36年というのは、不動産投資ローンの返済期間と大体一緒です。そう考えると、レバレッジを掛けた不動産投資というのが圧倒的な優位性を持つか、というとそれほどでもなさそう。。。むしろ、35年より時間軸を長く取れば取るほどその差は広がっていく様子。

ちなみに、株式や投信で10%の利回りって高く見積もり過ぎでは?と思われるかもしれませんが、これが全然不可能ではないのです。ややこしいことは全く不要で、単純にVTIに投資して時間軸を長く取るだけで十分可能な水準だったりします。

此処から先は何を信じるかの話

ここまで考えると、私の気持ちは概ね決まってきました。つまり、私にとっては、不動産投資よりも、株式・投信への投資のほうが資産形成には有利に思えたのです。

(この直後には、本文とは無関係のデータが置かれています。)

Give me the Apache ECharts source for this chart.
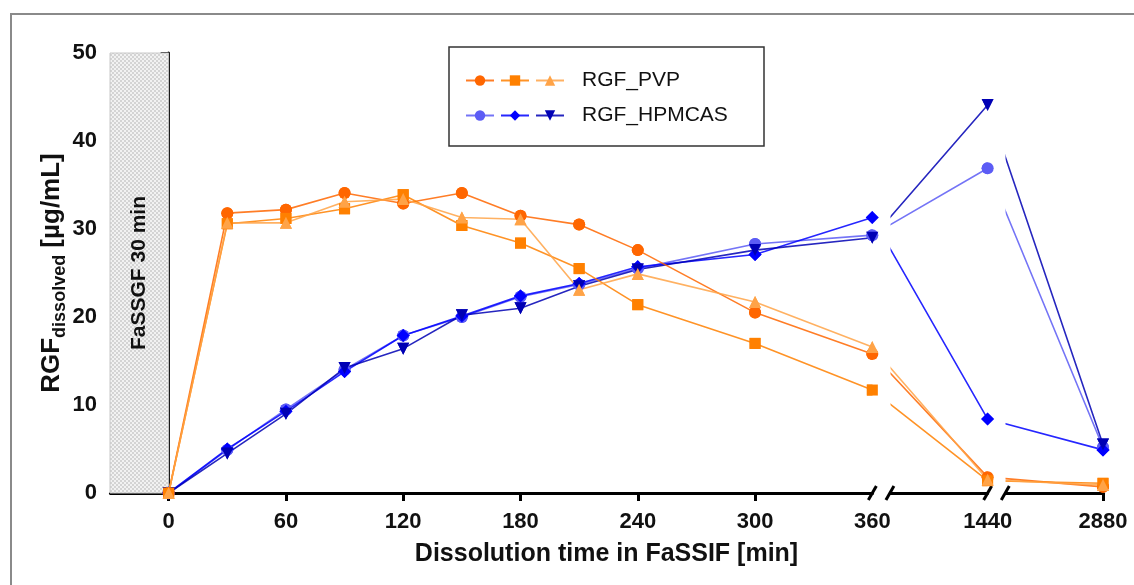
<!DOCTYPE html>
<html><head><meta charset="utf-8">
<script src="https://cdn.jsdelivr.net/npm/echarts@6/dist/echarts.min.js"></script>
<style>html,body{margin:0;padding:0;background:#fff}#c{width:1134px;height:585px}</style>
</head><body><div id="c"></div>
<script>
// ---- data ----
const times = [0, 30, 60, 90, 120, 150, 180, 210, 240, 300, 360, 1440, 2880];
const xLabelValues = [0, 60, 120, 180, 240, 300, 360, 1440, 2880];
const xTickValues = [0, 60, 120, 180, 240, 300, 2880];
const yTicks = [0, 10, 20, 30, 40, 50];
const pvp1 = [0, 31.8, 32.2, 34.1, 32.9, 34.1, 31.5, 30.5, 27.6, 20.5, 15.8, 1.8, 0.7];
const pvp2 = [0, 30.6, 31.2, 32.3, 33.9, 30.4, 28.4, 25.5, 21.4, 17.0, 11.7, 1.4, 1.1];
const pvp3 = [0, 30.7, 30.7, 33.1, 33.4, 31.3, 31.1, 23.1, 24.9, 21.7, 16.6, 1.5, 0.9];
const hp1 = [0, 4.9, 9.5, 14.0, 17.9, 20.0, 22.3, 23.7, 25.5, 28.3, 29.3, 36.9, 5.2];
const hp2 = [0, 5.0, 9.3, 13.8, 17.9, 20.1, 22.4, 23.8, 25.7, 27.1, 31.3, 8.4, 4.9];
const hp3 = [0, 4.5, 9.0, 14.2, 16.4, 20.2, 21.0, 23.5, 25.4, 27.6, 29.0, 44.1, 5.5];
const axisBreaks = [{start: 360, end: 1390, gap: 9}, {start: 1440, end: 2830, gap: 9}];
const shadeRange = [-30, 0];
const shadeText = 'FaSSGF 30 min';

const FONT = 'Liberation Sans, Arial, sans-serif';

// checker pattern for the FaSSGF band
const pc = document.createElement('canvas');
pc.width = 4; pc.height = 4;
const pctx = pc.getContext('2d');
pctx.fillStyle = '#f2f2f2'; pctx.fillRect(0, 0, 4, 4);
pctx.fillStyle = '#d4d4d4'; pctx.fillRect(0, 0, 2, 2); pctx.fillRect(2, 2, 2, 2);

const defs = [
  {name: 'HPMCAS-a', data: hp1, color: '#5c5cf5', symbol: 'circle', rot: 0},
  {name: 'HPMCAS-b', data: hp2, color: '#0000ff', symbol: 'diamond', rot: 0},
  {name: 'RGF_HPMCAS', data: hp3, color: '#0000b4', symbol: 'triangle', rot: 180},
  {name: 'PVP-a', data: pvp1, color: '#ff6600', symbol: 'circle', rot: 0},
  {name: 'PVP-b', data: pvp2, color: '#ff8000', symbol: 'rect', rot: 0},
  {name: 'RGF_PVP', data: pvp3, color: '#ffa347', symbol: 'triangle', rot: 0}
];
const symSize = s => s === 'diamond' ? 13 : (s === 'rect' ? 11 : 12);

const series = [];
defs.forEach((d, k) => {
  series.push({
    type: 'line', name: d.name,
    data: times.map((t, i) => [t, d.data[i]]),
    symbol: d.symbol, symbolSize: symSize(d.symbol), symbolRotate: d.rot,
    itemStyle: {color: d.color},
    lineStyle: {color: d.color, width: 1.6, opacity: 0.85},
    emphasis: {disabled: true},
    z: 3 + k * 0.1
  });
});
// markers drawn above the axis-break mask
defs.forEach((d, k) => {
  series.push({
    type: 'scatter', name: d.name + ' markers',
    data: times.map((t, i) => [t, d.data[i]]),
    symbol: d.symbol, symbolSize: symSize(d.symbol), symbolRotate: d.rot,
    itemStyle: {color: d.color, opacity: 1},
    emphasis: {disabled: true}, silent: true,
    z: 300 + k
  });
});
series[0].markArea = {
  silent: true,
  itemStyle: {color: {image: pc, repeat: 'repeat'}, borderColor: '#c8c8c8', borderWidth: 1},
  label: {show: true, position: 'inside', rotate: 90, formatter: shadeText,
          fontFamily: FONT, fontWeight: 'bold', fontSize: 21, color: '#111'},
  data: [[{xAxis: shadeRange[0]}, {xAxis: shadeRange[1]}]]
};

const legendFmt = n => n.indexOf('RGF') === 0 ? '{t|' + n + '}' : '';
const legendCommon = {
  orient: 'horizontal', left: 465, itemWidth: 28, itemHeight: 13, itemGap: 5, padding: 0,
  formatter: legendFmt, selectedMode: false,
  textStyle: {rich: {t: {fontFamily: FONT, fontSize: 21, color: '#111', padding: [0, 0, 0, 13]}}}
};

const option = {
  animation: false,
  backgroundColor: '#fff',
  grid: {left: 110, right: 31, top: 53, bottom: 92, containLabel: false},
  legend: [
    Object.assign({top: 70, data: ['PVP-a', 'PVP-b', 'RGF_PVP']}, legendCommon),
    Object.assign({top: 105, data: ['HPMCAS-a', 'HPMCAS-b', 'RGF_HPMCAS']}, legendCommon)
  ],
  xAxis: {
    type: 'value', min: -30, max: 2880,
    breaks: axisBreaks,
    breakArea: {show: true, itemStyle: {color: '#fff', borderColor: '#fff', borderWidth: 0, opacity: 1},
                zigzagAmplitude: 0, expandOnClick: false},
    axisLine: {onZero: false, lineStyle: {color: '#000', width: 3}},
    axisTick: {show: true, customValues: xTickValues, length: 8, lineStyle: {color: '#000', width: 3}},
    axisLabel: {customValues: xLabelValues, formatter: v => String(v),
                fontFamily: FONT, fontSize: 22, fontWeight: 'bold', color: '#111', margin: 18},
    splitLine: {show: false},
    name: 'Dissolution time in FaSSIF [min]', nameLocation: 'middle', nameGap: 49, nameMoveOverlap: false,
    nameTextStyle: {fontFamily: FONT, fontSize: 25, fontWeight: 'bold', color: '#111'}
  },
  yAxis: {
    type: 'value', min: 0, max: 50, interval: 10,
    axisLine: {show: true, lineStyle: {color: '#000', width: 3}},
    axisTick: {show: true, length: 8, lineStyle: {color: '#000', width: 3}},
    axisLabel: {customValues: yTicks, fontFamily: FONT, fontSize: 22, fontWeight: 'bold', color: '#111', margin: 13},
    splitLine: {show: false},
    name: '{m|RGF}{s|dissolved}{m| [µg/mL]}', nameLocation: 'middle', nameGap: 41, nameMoveOverlap: false,
    nameTextStyle: {
      rich: {
        m: {fontFamily: FONT, fontSize: 26, fontWeight: 'bold', color: '#111', lineHeight: 34},
        s: {fontFamily: FONT, fontSize: 18, fontWeight: 'bold', color: '#111', lineHeight: 18, verticalAlign: 'bottom'}
      }
    }
  },
  series: series
};

const chart = echarts.init(document.getElementById('c'), null, {renderer: 'canvas'});
chart.setOption(option);

// decorations: axis-break slashes, legend box, outer frame
const y0 = chart.convertToPixel({yAxisIndex: 0}, 0);
const deco = [];
axisBreaks.forEach(b => {
  [b.start, b.end].forEach(v => {
    const x = chart.convertToPixel({xAxisIndex: 0}, v);
    deco.push({type: 'line', z: 200, shape: {x1: x - 4, y1: y0 + 7, x2: x + 4, y2: y0 - 7},
               style: {stroke: '#000', lineWidth: 3}});
  });
});
deco.push({type: 'rect', z: 150, shape: {x: 449, y: 47, width: 315, height: 99},
           style: {fill: 'none', stroke: '#333', lineWidth: 1.5}});
deco.push({type: 'rect', z: 150, shape: {x: 11, y: 14, width: 1200, height: 700},
           style: {fill: 'none', stroke: '#8a8a8a', lineWidth: 2}});
chart.setOption({graphic: deco});
</script>
</body></html>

もちろん不確定要素はどちらにもあります。此処から先は運の話であり、そしてどんな将来予測を信じるか、の話です。ただ、不確実性に対する耐性ということで言えば、金融資産のほうが遥かに柔軟でしょう。なにせ換金したかったらネットで数クリックするだけですぐに現金化可能です。不動産だと、いくら流動性が高い東京中古1Rマンションであってもそれなりの手続きと期間と手数料がかかります。

また、すべての不動産投資がうまく行かないわけではまったくない、というか不動産投資で正しく資産形成をしているかたもたくさんいるのだと思います。ただ不動産投資で成功するためにはそれなりの勉強や情報収集が継続的に必要で、その手間を惜しまずにできるかどうかが分かれ目なのかもしれないと思います。そして私にはその選択肢はなかった、ということなのですね。

もし、手がかからず、持ち出し不要で、リスクも少ない不動産投資案件を見つけることができたなら、これから先でもぜひやってみたいです。どうやってそれを見つけられるのか、まだその方法はわかりません(どなたか教えてください。。。)